I was a political science student 20 years ago, passionate about human rights but regrettably unaware of what was going on in Rwanda. We all were. Thankfully, today we have incredible tools not only at our disposal to inform, engage and expose human rights abuses, we also have doctrines like the Responsibility to Protect, institutions like the International Criminal Court, and even the possibility of Millennium Development Goals that speak to the right to peace and security for every human being. Tragically however, a lot has NOT changed – there are still unspeakable atrocities taking place around the world today. As we remember Rwanda, we must accept our responsibility to ensure that it never happens again. 

–Nina Blackwell

 

Twenty years after the Rwandan genocide, preventing future atrocities remains our foreign policy’s most evocative challenges. The failure of the international community to foresee and respond to the unfolding genocide in Rwanda, in addition to ongoing atrocities in Syria and elsewhere, motivated policymakers in the Obama Administration to develop a whole of government approach to prevent such crises. The interagency Atrocities Prevention Board serves as the centerpiece of these efforts to create new tools to better identify atrocities before the killing starts.

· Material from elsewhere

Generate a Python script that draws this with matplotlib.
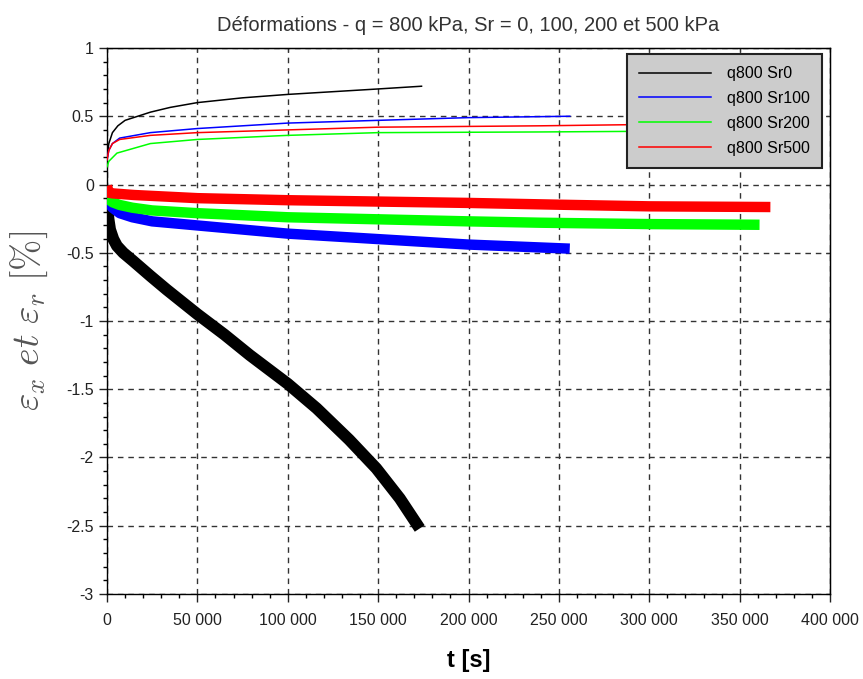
import numpy as np
import matplotlib
matplotlib.use("Agg")
from matplotlib import pyplot as plt
from matplotlib.ticker import MultipleLocator, FuncFormatter

# upper branches (thin lines)
t_sr0_up = [0, 1000, 3000, 6000, 10000, 24000, 35000, 50000, 75000, 100000, 150000, 174000]
e_sr0_up = [0.20, 0.30, 0.38, 0.43, 0.47, 0.53, 0.565, 0.60, 0.635, 0.66, 0.70, 0.72]
t_sr100_up = [0, 1000, 3000, 7000, 24000, 50000, 100000, 150000, 200000, 256000]
e_sr100_up = [0.18, 0.25, 0.30, 0.34, 0.38, 0.41, 0.45, 0.47, 0.49, 0.50]
t_sr200_up = [0, 1000, 5500, 24000, 50000, 100000, 150000, 240000, 300000, 361000]
e_sr200_up = [0.13, 0.17, 0.23, 0.30, 0.33, 0.36, 0.38, 0.385, 0.39, 0.40]
t_sr500_up = [0, 1000, 3000, 7000, 24000, 50000, 100000, 150000, 240000, 300000, 367000]
e_sr500_up = [0.18, 0.25, 0.30, 0.33, 0.36, 0.38, 0.40, 0.42, 0.43, 0.44, 0.45]

# lower branches (thick bands)
t_sr0_lo = [0, 800, 1700, 3500, 5500, 9000, 14400, 24000, 33000, 50000, 65000, 79000,
            100000, 116000, 134000, 149000, 162000, 173000]
e_sr0_lo = [-0.12, -0.25, -0.33, -0.40, -0.45, -0.50, -0.56, -0.67, -0.77, -0.95, -1.10, -1.25,
            -1.46, -1.64, -1.87, -2.08, -2.30, -2.52]
t_sr100_lo = [0, 3000, 7000, 14000, 25000, 50000, 100000, 150000, 200000, 256000]
e_sr100_lo = [-0.12, -0.17, -0.21, -0.24, -0.27, -0.30, -0.36, -0.40, -0.44, -0.47]
t_sr200_lo = [0, 3000, 7000, 14000, 25000, 50000, 100000, 150000, 200000, 240000, 300000, 361000]
e_sr200_lo = [-0.10, -0.13, -0.15, -0.17, -0.19, -0.21, -0.24, -0.255, -0.27, -0.28, -0.29, -0.295]
t_sr500_lo = [0, 1000, 3000, 15000, 50000, 100000, 150000, 200000, 250000, 300000, 367000]
e_sr500_lo = [-0.01, -0.06, -0.065, -0.077, -0.10, -0.115, -0.125, -0.135, -0.148, -0.16, -0.165]

labels = ["q800 Sr0", "q800 Sr100", "q800 Sr200", "q800 Sr500"]
colors = ["#000000", "#0000ff", "#00ff00", "#ff0000"]

plt.rcParams['font.family'] = ['Liberation Sans', 'DejaVu Sans']
plt.rcParams['axes.unicode_minus'] = False
plt.rcParams['mathtext.fontset'] = 'cm'

fig = plt.figure(figsize=(8.63, 6.79), dpi=100)
ax = fig.add_axes([0.124, 0.1252, 0.8378, 0.8041])

ups = [(t_sr0_up, e_sr0_up), (t_sr100_up, e_sr100_up),
       (t_sr200_up, e_sr200_up), (t_sr500_up, e_sr500_up)]
lows = [(t_sr0_lo, e_sr0_lo), (t_sr100_lo, e_sr100_lo),
        (t_sr200_lo, e_sr200_lo), (t_sr500_lo, e_sr500_lo)]

handles = []
for (t, e), c, lab in zip(ups, colors, labels):
    h, = ax.plot(t, e, color=c, lw=1.1, label=lab, zorder=3)
    handles.append(h)
for (t, e), c in zip(lows, colors):
    lw = 8.5 if c == "#000000" else 7.5
    ax.plot(t, e, color=c, lw=lw, solid_capstyle='butt', solid_joinstyle='round', zorder=3)

ax.set_xlim(0, 400000)
ax.set_ylim(-3, 1)
ax.xaxis.set_major_locator(MultipleLocator(50000))
ax.xaxis.set_minor_locator(MultipleLocator(10000))
ax.yaxis.set_major_locator(MultipleLocator(0.5))
ax.yaxis.set_minor_locator(MultipleLocator(0.1))
ax.xaxis.set_major_formatter(FuncFormatter(lambda v, p: f"{int(v):,}".replace(",", " ")))
ax.yaxis.set_major_formatter(FuncFormatter(lambda v, p: f"{v:g}"))

ax.grid(True, which='major', color='#333333', linestyle=(0, (4, 3.5)), lw=1.0)
ax.tick_params(which='major', direction='out', length=6, width=1, labelsize=11.5,
               colors='#222222')
ax.tick_params(which='minor', direction='out', length=3, width=1)
ax.tick_params(axis='x', which='major', pad=8)
for sp in ax.spines.values():
    sp.set_linewidth(1.0)

sec_x = ax.secondary_xaxis('top')
sec_x.xaxis.set_major_locator(MultipleLocator(50000))
sec_x.tick_params(direction='in', length=3, labeltop=False)
sec_y = ax.secondary_yaxis('right')
sec_y.yaxis.set_major_locator(MultipleLocator(0.5))
sec_y.tick_params(direction='in', length=3, labelright=False)

ax.set_title("Déformations - q = 800 kPa, Sr = 0, 100, 200 et 500 kPa",
             fontsize=14.5, color='#333333', pad=12)
ax.set_xlabel("t [s]", fontsize=17, fontweight='bold',
              family=['Liberation Sans Narrow', 'Liberation Sans'], labelpad=15)
ax.set_ylabel(r"$\varepsilon_x\ et\ \varepsilon_r\ [\%]$", fontsize=27,
              color='#555555', labelpad=12)

leg = ax.legend(handles=handles, loc='upper right', bbox_to_anchor=(0.989, 0.989),
                borderaxespad=0, fontsize=11.5, fancybox=False, framealpha=1,
                facecolor='#cccccc', edgecolor='#222222', handlelength=4.5,
                handletextpad=1.0, labelspacing=0.62, borderpad=0.76)
leg.get_frame().set_linewidth(1.5)
leg.set_zorder(5)

fig.savefig("out.png", dpi=100)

Indeed, preventing genocide is everyone’s business, and it will take a multitude of actors and resources to truly live up to the promise of “never again.”

–Mary Stata

 

As a young congressional staffer in 1994, I received some of the frantic calls from U.S. citizens in and around Rwanda that spring.  I remember two missionaries, in particular, trying to communicate to me what was happening.  While their stories were intriguing, I did not understand their despair.  And, like so many in the federal government, I pushed their “concerns” up the chain and went on with my daily life.  Months later, the realization of what had happened hit hard.  I am thankful today to be working with an organization so dedicated to a more peaceful and less violent world.